Location:

Bordeaux, France

Status:

Complete

Scale:

0.3 hectares

Constraints:

International stakeholder engagement, military monument, national park

Construction Value:

£75k

Operation Frankton Memorial

 

7-12 December 1942

 

The Memorial commemorates Operation Frankton, more popularly known as ‘The Cockleshell Heroes’, the epic WWII raid on enemy shipping in Bordeaux, in November 1942.

 

A team of ten courageous Royal Marines was launched by the submarine HMS Tuna, into the Atlantic Ocean at night, from which they paddled 60 miles up the river Gironde, to Bordeaux, to cripple or destroy six enemy ships. Of the ten marines four made it to land. Only two men survived the raid: The commanding officer Herbert Hasler and his no.2 in the canoe, Bill Sparks, assisted by courageous French citizens at a very high risk of arrest, deportation and execution.

 

The memorial tells several stories: Four blocks of Portland stone symbolically followed the journey from the UK to France where, when viewed from the front, stand shoulder to shoulder standing up for freedom and overlooking the Gironde. From the side the memorial reveals that the stones are separated creating a dynamic ensemble that expresses HMS Tuna and the Cockershell heroes as they rise from the water.

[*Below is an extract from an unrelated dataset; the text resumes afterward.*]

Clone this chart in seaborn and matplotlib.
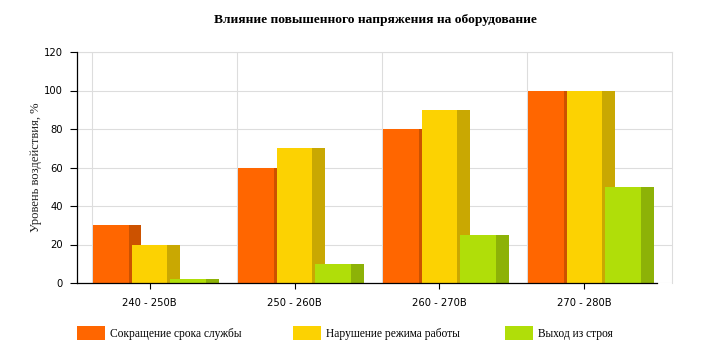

The rear composition is more confrontational in appearance and is reflective of this clandestine operation, where the marines emerged from beneath the water, planted limpet mines and successful neutralised the cargo ships.

 

The words of Lord Mountbatten, the commander of Combined Operations, are carved into a Purbeck stone at Royal Marines Poole (current headquarters of the SBS): "Of the many brave and dashing raids carried out by the men of Combined Operations Command none was more courageous or imaginative than Operation Frankton".

 

We are very proud that the surviving families of both CO Halsler and Marine Bill Sparks attended the memorial's opening.